Requirement
Give all the lines below again, exactly, with no pictures.

(Plotting code records)

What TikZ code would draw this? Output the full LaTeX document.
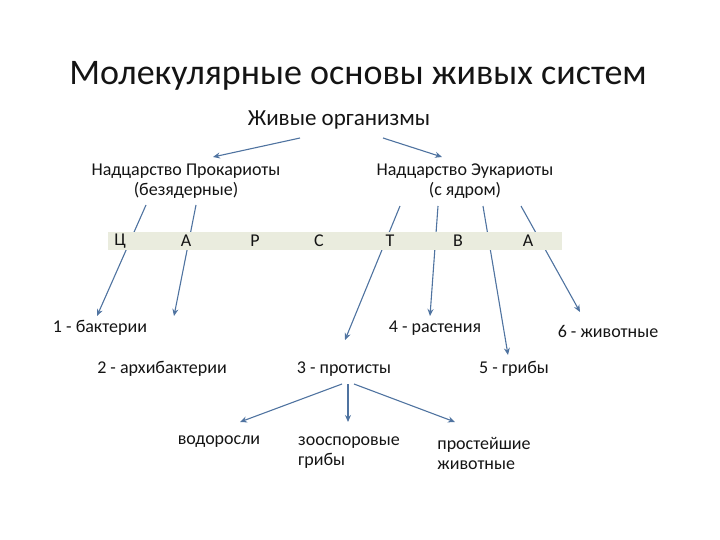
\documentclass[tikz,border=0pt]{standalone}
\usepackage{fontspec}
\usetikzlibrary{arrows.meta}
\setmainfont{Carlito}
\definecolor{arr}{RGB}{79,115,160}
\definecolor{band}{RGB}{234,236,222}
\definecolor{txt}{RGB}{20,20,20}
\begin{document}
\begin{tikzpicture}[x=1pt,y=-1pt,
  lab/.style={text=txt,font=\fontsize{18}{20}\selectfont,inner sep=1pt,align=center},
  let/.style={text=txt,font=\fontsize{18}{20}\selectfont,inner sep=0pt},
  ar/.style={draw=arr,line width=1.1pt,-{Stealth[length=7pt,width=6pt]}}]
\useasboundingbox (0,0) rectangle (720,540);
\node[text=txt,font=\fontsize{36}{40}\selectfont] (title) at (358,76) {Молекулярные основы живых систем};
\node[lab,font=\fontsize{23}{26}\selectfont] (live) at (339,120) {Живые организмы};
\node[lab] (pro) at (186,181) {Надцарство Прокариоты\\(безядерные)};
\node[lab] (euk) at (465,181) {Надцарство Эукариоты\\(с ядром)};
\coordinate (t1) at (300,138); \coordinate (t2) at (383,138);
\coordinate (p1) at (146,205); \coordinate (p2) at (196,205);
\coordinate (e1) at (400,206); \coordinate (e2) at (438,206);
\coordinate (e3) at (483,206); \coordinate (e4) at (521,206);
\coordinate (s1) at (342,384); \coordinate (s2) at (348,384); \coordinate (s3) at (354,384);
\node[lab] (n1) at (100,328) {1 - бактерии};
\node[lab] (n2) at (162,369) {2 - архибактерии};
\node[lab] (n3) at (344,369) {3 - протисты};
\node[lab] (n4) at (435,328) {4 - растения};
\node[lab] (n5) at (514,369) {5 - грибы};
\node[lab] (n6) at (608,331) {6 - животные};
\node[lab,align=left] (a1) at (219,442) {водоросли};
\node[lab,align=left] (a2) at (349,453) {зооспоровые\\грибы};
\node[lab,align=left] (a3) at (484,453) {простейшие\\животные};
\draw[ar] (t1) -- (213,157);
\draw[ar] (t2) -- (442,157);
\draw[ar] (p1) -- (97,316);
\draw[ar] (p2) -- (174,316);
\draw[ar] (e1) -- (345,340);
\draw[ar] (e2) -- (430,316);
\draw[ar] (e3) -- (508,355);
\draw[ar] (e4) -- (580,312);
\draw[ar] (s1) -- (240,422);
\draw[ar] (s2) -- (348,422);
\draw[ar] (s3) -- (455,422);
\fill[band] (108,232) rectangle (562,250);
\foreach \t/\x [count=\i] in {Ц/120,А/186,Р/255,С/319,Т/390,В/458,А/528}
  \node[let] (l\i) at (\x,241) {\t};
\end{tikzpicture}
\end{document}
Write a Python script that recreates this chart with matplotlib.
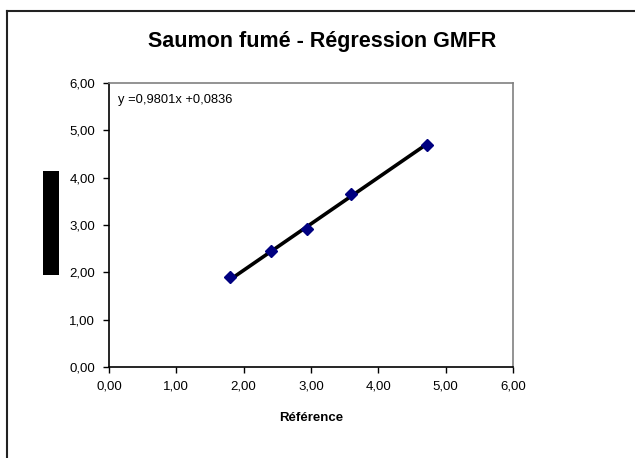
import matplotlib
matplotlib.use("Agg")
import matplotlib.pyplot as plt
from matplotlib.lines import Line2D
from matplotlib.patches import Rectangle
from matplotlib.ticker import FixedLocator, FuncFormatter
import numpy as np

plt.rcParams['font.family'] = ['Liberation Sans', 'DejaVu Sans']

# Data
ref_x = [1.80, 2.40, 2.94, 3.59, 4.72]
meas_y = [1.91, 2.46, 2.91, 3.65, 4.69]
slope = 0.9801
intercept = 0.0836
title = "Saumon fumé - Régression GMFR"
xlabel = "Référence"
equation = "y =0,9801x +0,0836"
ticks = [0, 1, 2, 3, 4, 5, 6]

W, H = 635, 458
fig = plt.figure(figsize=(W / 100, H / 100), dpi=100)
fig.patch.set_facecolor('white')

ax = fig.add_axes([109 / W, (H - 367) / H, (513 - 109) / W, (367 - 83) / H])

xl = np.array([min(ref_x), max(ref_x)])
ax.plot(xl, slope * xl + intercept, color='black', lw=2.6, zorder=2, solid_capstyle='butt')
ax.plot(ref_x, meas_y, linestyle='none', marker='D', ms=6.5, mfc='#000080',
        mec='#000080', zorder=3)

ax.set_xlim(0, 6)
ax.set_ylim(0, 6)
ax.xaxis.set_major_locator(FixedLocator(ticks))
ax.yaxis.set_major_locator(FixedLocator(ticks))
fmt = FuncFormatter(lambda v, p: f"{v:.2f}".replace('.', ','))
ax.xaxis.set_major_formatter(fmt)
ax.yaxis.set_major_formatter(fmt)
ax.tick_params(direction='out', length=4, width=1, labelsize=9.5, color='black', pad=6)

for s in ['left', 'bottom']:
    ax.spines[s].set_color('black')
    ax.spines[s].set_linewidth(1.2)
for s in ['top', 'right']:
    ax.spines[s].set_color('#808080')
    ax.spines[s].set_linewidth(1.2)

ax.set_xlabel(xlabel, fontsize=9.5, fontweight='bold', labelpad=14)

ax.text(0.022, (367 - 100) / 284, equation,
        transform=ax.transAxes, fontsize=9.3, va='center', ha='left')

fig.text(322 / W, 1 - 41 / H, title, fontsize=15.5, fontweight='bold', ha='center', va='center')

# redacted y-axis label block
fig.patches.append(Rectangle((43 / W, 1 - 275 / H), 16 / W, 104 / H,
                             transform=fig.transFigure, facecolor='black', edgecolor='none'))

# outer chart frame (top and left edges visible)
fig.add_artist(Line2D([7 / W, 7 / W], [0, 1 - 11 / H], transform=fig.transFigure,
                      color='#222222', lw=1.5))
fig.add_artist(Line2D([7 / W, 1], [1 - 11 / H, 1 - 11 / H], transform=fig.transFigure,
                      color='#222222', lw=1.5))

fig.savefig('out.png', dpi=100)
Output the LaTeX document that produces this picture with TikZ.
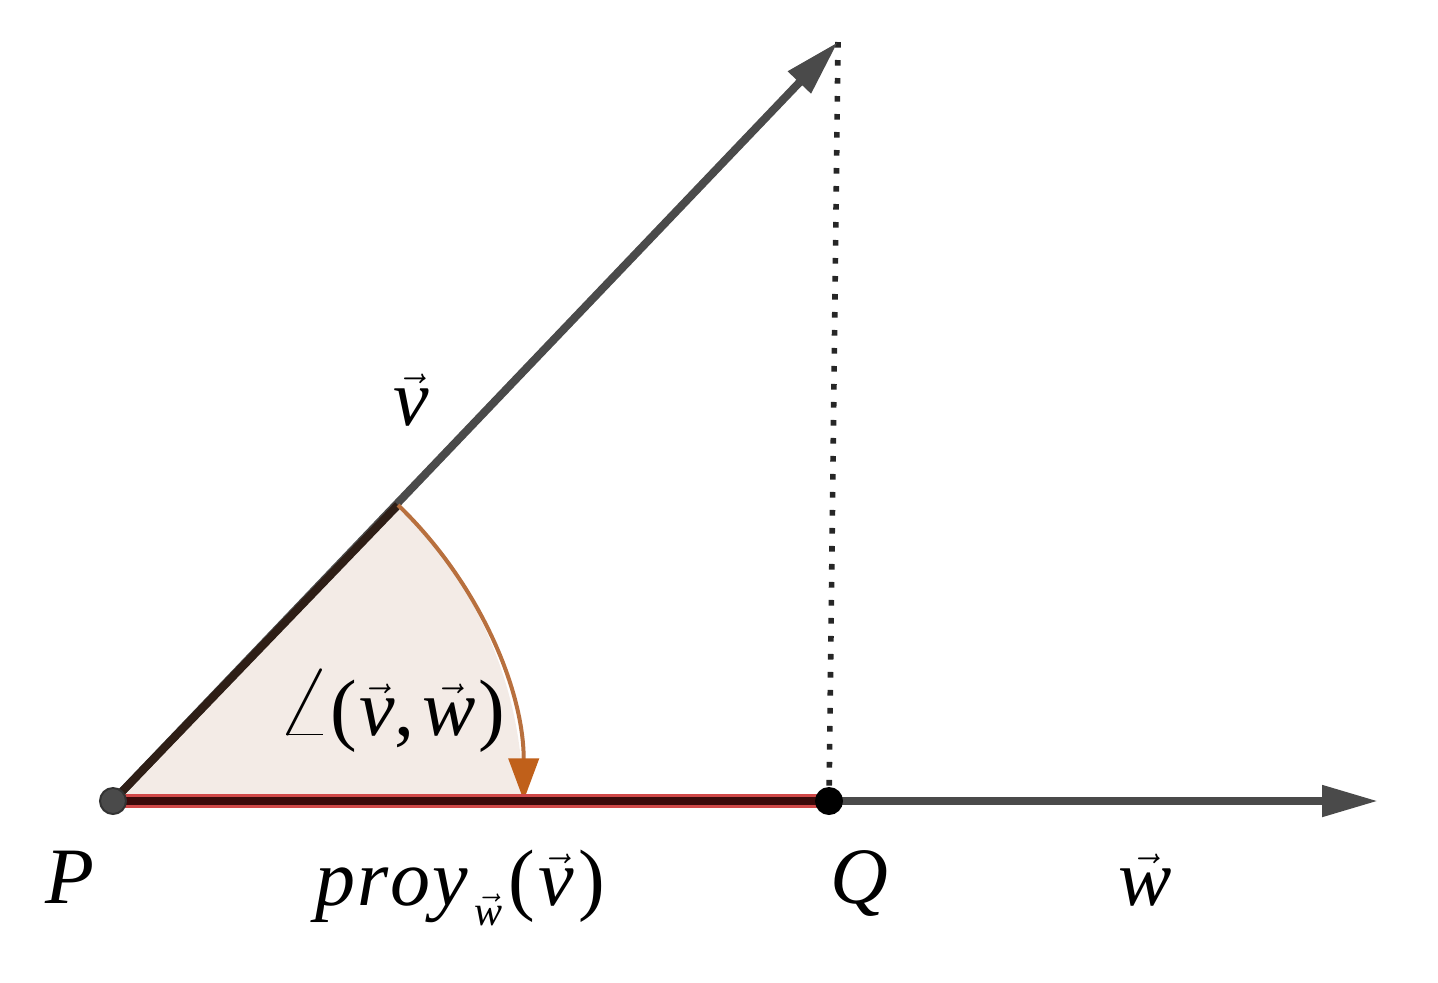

Output below
What TikZ code would draw this? Output the full LaTeX document.
\documentclass[tikz,border=0pt]{standalone}
\usepackage{fontspec}
\usetikzlibrary{arrows.meta}
\setmainfont{Carlito}
\definecolor{arr}{RGB}{79,115,160}
\definecolor{band}{RGB}{234,236,222}
\definecolor{txt}{RGB}{20,20,20}
\begin{document}
\begin{tikzpicture}[x=1pt,y=-1pt,
  lab/.style={text=txt,font=\fontsize{18}{20}\selectfont,inner sep=1pt,align=center},
  let/.style={text=txt,font=\fontsize{18}{20}\selectfont,inner sep=0pt},
  ar/.style={draw=arr,line width=1.1pt,-{Stealth[length=7pt,width=6pt]}}]
\useasboundingbox (0,0) rectangle (720,540);
\node[text=txt,font=\fontsize{36}{40}\selectfont] (title) at (358,76) {Молекулярные основы живых систем};
\node[lab,font=\fontsize{23}{26}\selectfont] (live) at (339,120) {Живые организмы};
\node[lab] (pro) at (186,181) {Надцарство Прокариоты\\(безядерные)};
\node[lab] (euk) at (465,181) {Надцарство Эукариоты\\(с ядром)};
\coordinate (t1) at (300,138); \coordinate (t2) at (383,138);
\coordinate (p1) at (146,205); \coordinate (p2) at (196,205);
\coordinate (e1) at (400,206); \coordinate (e2) at (438,206);
\coordinate (e3) at (483,206); \coordinate (e4) at (521,206);
\coordinate (s1) at (342,384); \coordinate (s2) at (348,384); \coordinate (s3) at (354,384);
\node[lab] (n1) at (100,328) {1 - бактерии};
\node[lab] (n2) at (162,369) {2 - архибактерии};
\node[lab] (n3) at (344,369) {3 - протисты};
\node[lab] (n4) at (435,328) {4 - растения};
\node[lab] (n5) at (514,369) {5 - грибы};
\node[lab] (n6) at (608,331) {6 - животные};
\node[lab,align=left] (a1) at (219,442) {водоросли};
\node[lab,align=left] (a2) at (349,453) {зооспоровые\\грибы};
\node[lab,align=left] (a3) at (484,453) {простейшие\\животные};
\draw[ar] (t1) -- (213,157);
\draw[ar] (t2) -- (442,157);
\draw[ar] (p1) -- (97,316);
\draw[ar] (p2) -- (174,316);
\draw[ar] (e1) -- (345,340);
\draw[ar] (e2) -- (430,316);
\draw[ar] (e3) -- (508,355);
\draw[ar] (e4) -- (580,312);
\draw[ar] (s1) -- (240,422);
\draw[ar] (s2) -- (348,422);
\draw[ar] (s3) -- (455,422);
\fill[band] (108,232) rectangle (562,250);
\foreach \t/\x [count=\i] in {Ц/120,А/186,Р/255,С/319,Т/390,В/458,А/528}
  \node[let] (l\i) at (\x,241) {\t};
\end{tikzpicture}
\end{document}
Write a Python script that recreates this chart with matplotlib.
import matplotlib
matplotlib.use("Agg")
import matplotlib.pyplot as plt
from matplotlib.lines import Line2D
from matplotlib.patches import Rectangle
from matplotlib.ticker import FixedLocator, FuncFormatter
import numpy as np

plt.rcParams['font.family'] = ['Liberation Sans', 'DejaVu Sans']

# Data
ref_x = [1.80, 2.40, 2.94, 3.59, 4.72]
meas_y = [1.91, 2.46, 2.91, 3.65, 4.69]
slope = 0.9801
intercept = 0.0836
title = "Saumon fumé - Régression GMFR"
xlabel = "Référence"
equation = "y =0,9801x +0,0836"
ticks = [0, 1, 2, 3, 4, 5, 6]

W, H = 635, 458
fig = plt.figure(figsize=(W / 100, H / 100), dpi=100)
fig.patch.set_facecolor('white')

ax = fig.add_axes([109 / W, (H - 367) / H, (513 - 109) / W, (367 - 83) / H])

xl = np.array([min(ref_x), max(ref_x)])
ax.plot(xl, slope * xl + intercept, color='black', lw=2.6, zorder=2, solid_capstyle='butt')
ax.plot(ref_x, meas_y, linestyle='none', marker='D', ms=6.5, mfc='#000080',
        mec='#000080', zorder=3)

ax.set_xlim(0, 6)
ax.set_ylim(0, 6)
ax.xaxis.set_major_locator(FixedLocator(ticks))
ax.yaxis.set_major_locator(FixedLocator(ticks))
fmt = FuncFormatter(lambda v, p: f"{v:.2f}".replace('.', ','))
ax.xaxis.set_major_formatter(fmt)
ax.yaxis.set_major_formatter(fmt)
ax.tick_params(direction='out', length=4, width=1, labelsize=9.5, color='black', pad=6)

for s in ['left', 'bottom']:
    ax.spines[s].set_color('black')
    ax.spines[s].set_linewidth(1.2)
for s in ['top', 'right']:
    ax.spines[s].set_color('#808080')
    ax.spines[s].set_linewidth(1.2)

ax.set_xlabel(xlabel, fontsize=9.5, fontweight='bold', labelpad=14)

ax.text(0.022, (367 - 100) / 284, equation,
        transform=ax.transAxes, fontsize=9.3, va='center', ha='left')

fig.text(322 / W, 1 - 41 / H, title, fontsize=15.5, fontweight='bold', ha='center', va='center')

# redacted y-axis label block
fig.patches.append(Rectangle((43 / W, 1 - 275 / H), 16 / W, 104 / H,
                             transform=fig.transFigure, facecolor='black', edgecolor='none'))

# outer chart frame (top and left edges visible)
fig.add_artist(Line2D([7 / W, 7 / W], [0, 1 - 11 / H], transform=fig.transFigure,
                      color='#222222', lw=1.5))
fig.add_artist(Line2D([7 / W, 1], [1 - 11 / H, 1 - 11 / H], transform=fig.transFigure,
                      color='#222222', lw=1.5))

fig.savefig('out.png', dpi=100)
Output the LaTeX document that produces this picture with TikZ.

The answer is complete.